I have to disagree. 20% down especially for first time home buyers is extremely difficult and even rare in some areas. The average sales price in my market is $450,000. 20% down is $90,000 plus closing costs in some situations. That is very tough for some buyers.

You'd be surprised what you can come up with, in a relatively short period of time, as long as you set goals.  I was able to save up 15% in about 18 mos., and I'm super glad to have that lower monthly payment.  Its good to have a cushion, things come up when owning a house.

  • Super User
Posted
You nailed it. In my neck of the woods, that property would be a few million.

I understand, but land isn't ask expensive up here.  Even waterfront is as bad as some other places I've seen.

The picture below is a lakefront home.  5,000 sq. ft., 5 Bedrooms, 5 full and 2 half bath.  Full log and stone construction.  It's been on the market for just over one year.  Original price was $1.3M now reduced to $995k.

This is NOT typical for our area, as I can tell you that the homes on either side of this place are probably valued in the $300k range.  Quite a few smaller waterfront homes are in the $200k range in this county.

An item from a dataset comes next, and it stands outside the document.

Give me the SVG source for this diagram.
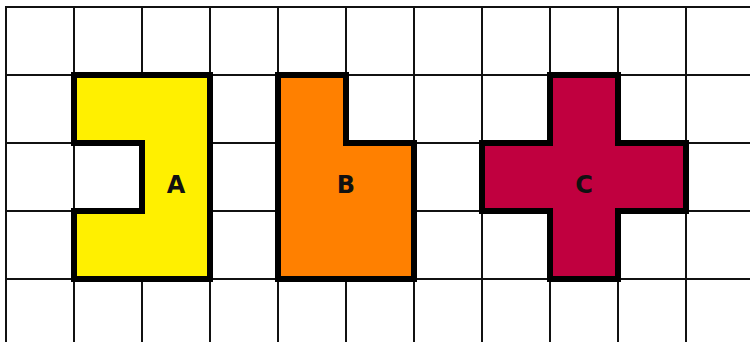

post-23489-130162967763_thumb.jpg

  • Super User
Posted
I just self financed a gentleman that had an excellent credit score and he had 20% down on a second vacation home. The place appraised for 310K I sold it to him for 285k. Long story short he could not get approval ANYWHERE with 20% as a secondary home and did not have anymore money, so I ended up financing for 5 years at 6.25% adjustable after 5. Point is that if even people with excellent credit cannot get financing the housing market will be awash in inventory and housing needs to come down even more. This is was in Florida of course, not sure about California and other states. How is it on the left coast Redline?

I don't thnk it matters what coast you're on....home financing has become quite a bit more difficult, as it should.  However those that have good credit and good job history are getting loans.  It's just taking longer to obtain.

You'd be surprised, at how many buyers we deal with that are paying all cash for their home purchases.